The song is a send up on women who go through endless transmogrifications so they can date men who will buy them material things.
While the other songs in your column, appear to degrade women this one helps them realize how silly they are to think they can bait men by super-sizing their jeans and tops.
"Your Wife"
(feat. Dr.

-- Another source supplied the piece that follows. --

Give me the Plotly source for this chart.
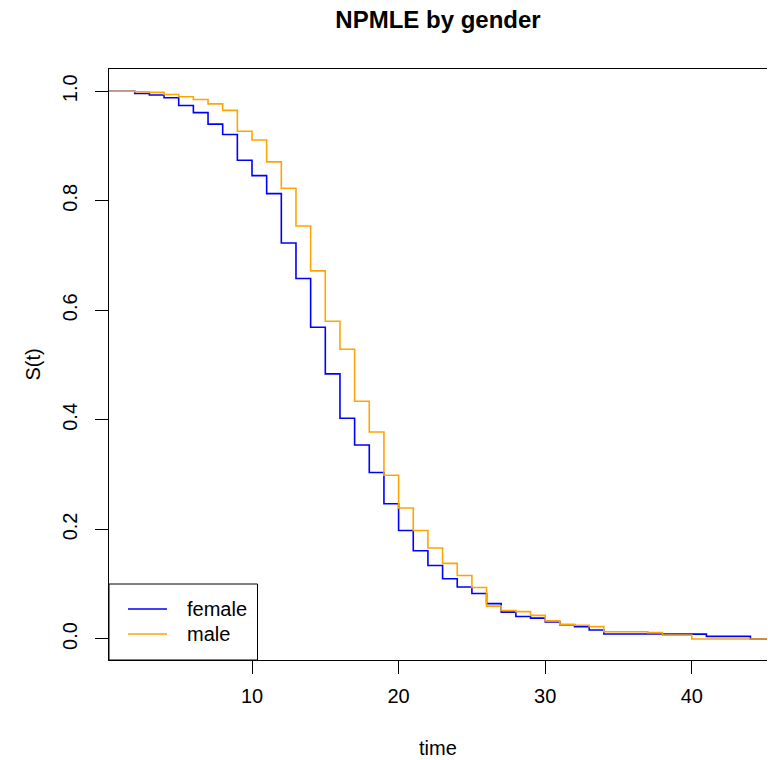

Dre)
[Chorus: Nate Dogg]
Your wife, my bitch
Your love, my trick
Her mouth, my dick
I fucked, that's it
[Verse One: Nate Dogg]
All night long, I had her on her back in my Cadillac bro
You should of heard her moan, same old song
I made her throw her back out when I sent her home
For better or worse she's
[Chrous: Nate Dogg]
Your wife, my bitch
Your love, my trick
Her mouth, my dick
I fucked thats' it
Straight pimp, no shit
Gave me your chips
I drove, your whip
It's true don't trip
[Verse Two: Dr. Dre]
What's my name, my name is Mr. Game
West coast big change Mr. Fame
Bad bitch scooped her up same ole same
Fuckin in the drivers seat while I'm switching lanes
Gettin brains Long Beach, Compton thang
Shit ain't changed thats how we do the damn thang
Draws down nuts platinum, let em' hang
Wife missin 5 a.m., who's to blame
I'm the reason used maginum is in your range
and while she bounced out wit me befor you came
Fuckin lame you be handcuff sluts I banged
I trippin take em' back shit my nuts is drained
On everything this dick is shootin novocain
Have a bitch waitin bus stop, in the rain
Simple and plain cuz we's be off the chain
Nigga Nate Dogg pimp game please don't explain
[Verse Three: Nate Dogg]
Ring or no ring
A hoe gone be a hoe
While you sleepin
She be creppin out the back door
Comin to met me, at my honey comb
Smokin and drinkin dyin to please me
While real playas keep playin on
[Bridge: Nate Dogg]
Playas play on
Keep playin on
Ladies playin on, play on
Keep playin on
Playas play on, play on
Ladies play on, play on
Keep playin on
Your wife, is my bitch
Your love, is my trick
[Chorus: Nate Dogg]
See, this is funny because if you would have asked me before reading this article what the most jaw-droppingly AWESOME lyric of 2008 was, I wouldn't have had to think twice. Lil Wayne rhyming "yeast infection" with "geese erection" would have taken the prize hands down.
Is it, to quote another poster, "deep shit"? No. It's just some ridiculous off-the-cuff nonsense, equal parts Dr. Seuss and Lewis Carroll. It's a throw-away line, but to put a lyric so consummately silly in a song about how Lil Wayne is the savior of hip hop apotheosizes the very swagger Weezy is describing. Personally, I think that's pretty cool.
Yo! You need
Some 'o that
Down and dirty hump funk
Courtesy
'O
Betty Davis
R&B 1973...
"He was a big freak..I used ta whip him 'im with a turquoise chain..Yeah! When I was his woman...I gave him cheap thrills...flim flam floozey fantasy...he used ta laugh when I made him cry!"
Ha ha ha..!
Can absolute no express how disappoint Svutlana be for see Ms Lucinda Williams in list of worst lyric in 2008. Love Svutlana Ms Lucinda too much, but with her pedigree--her father is poet who introduce her to Flannery O'Connor and Allen Ginsberg--she has no business with put tummy in song.
Alarm bell should go off all over place when write tummy, but how can she sing tummy lyric with straight face? But in Svutlana opinion even worse Lucinda lyric is when she go for toilet bowl for throw up her confession in Ventura song. Toilet bowl have no business for be in pop song, even when use for cleanse soul of obsession.